Saturday, October 28, 2023

Our Desire to Be Told the Truth

 

Politics is a frustrating business mainly because it routinely thwarts our desire to be told the truth. “No one,” observed philosopher Hannah Arendt, “has ever doubted that truth and politics are on rather bad terms with each other, and no one, as far as I know, has ever counted truthfulness among the political virtues.” In some cases the lying may be justified, as in foreign affairs when it is directed at an enemy and is meant to deceive only him.

But too often the lies are directed at the American public at-large and thus create a special problem for a democracy based on the consent of the governed. For how are we to give our consent if we can’t count on the veracity of the information we are relying on?

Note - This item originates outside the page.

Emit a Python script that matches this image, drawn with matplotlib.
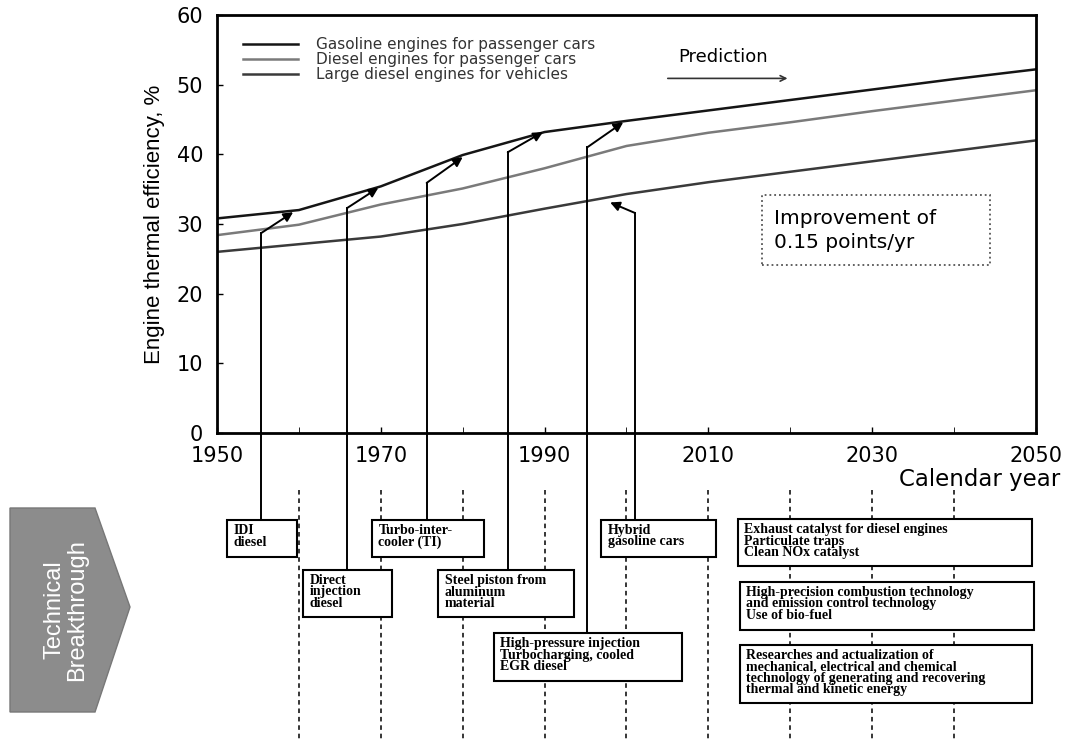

Worse yet, what if the information we have is made up out of whole cloth? The speaker in this case is not concealing the truth as he would be if he were lying to us. Instead, the truth plays no role at all and he is thus free to fabricate reality as he goes along, saying whatever suits him at the time. This is the issue that philosopher Harry Frankfurt raised in On Bullshit.

It is “this lack of a connection to a concern with truth – this indifference to how things really are,” that poses the greater danger, according to Frankfurt. For it relieves us of the concern for truth and, by extension, our ability to comprehend reality. You can exercise your right to vote all you please, but if you can’t tell, or no longer care about the difference between what’s real and what’s fake, your vote is meaningless.

The “consent of the governed” becomes the sound of four words signifying nothing. We cease being the sensible, self-governing people willing to expend the effort to discover what’s real, and become the emotional, easily led crowd for whom image and impression are all that matters.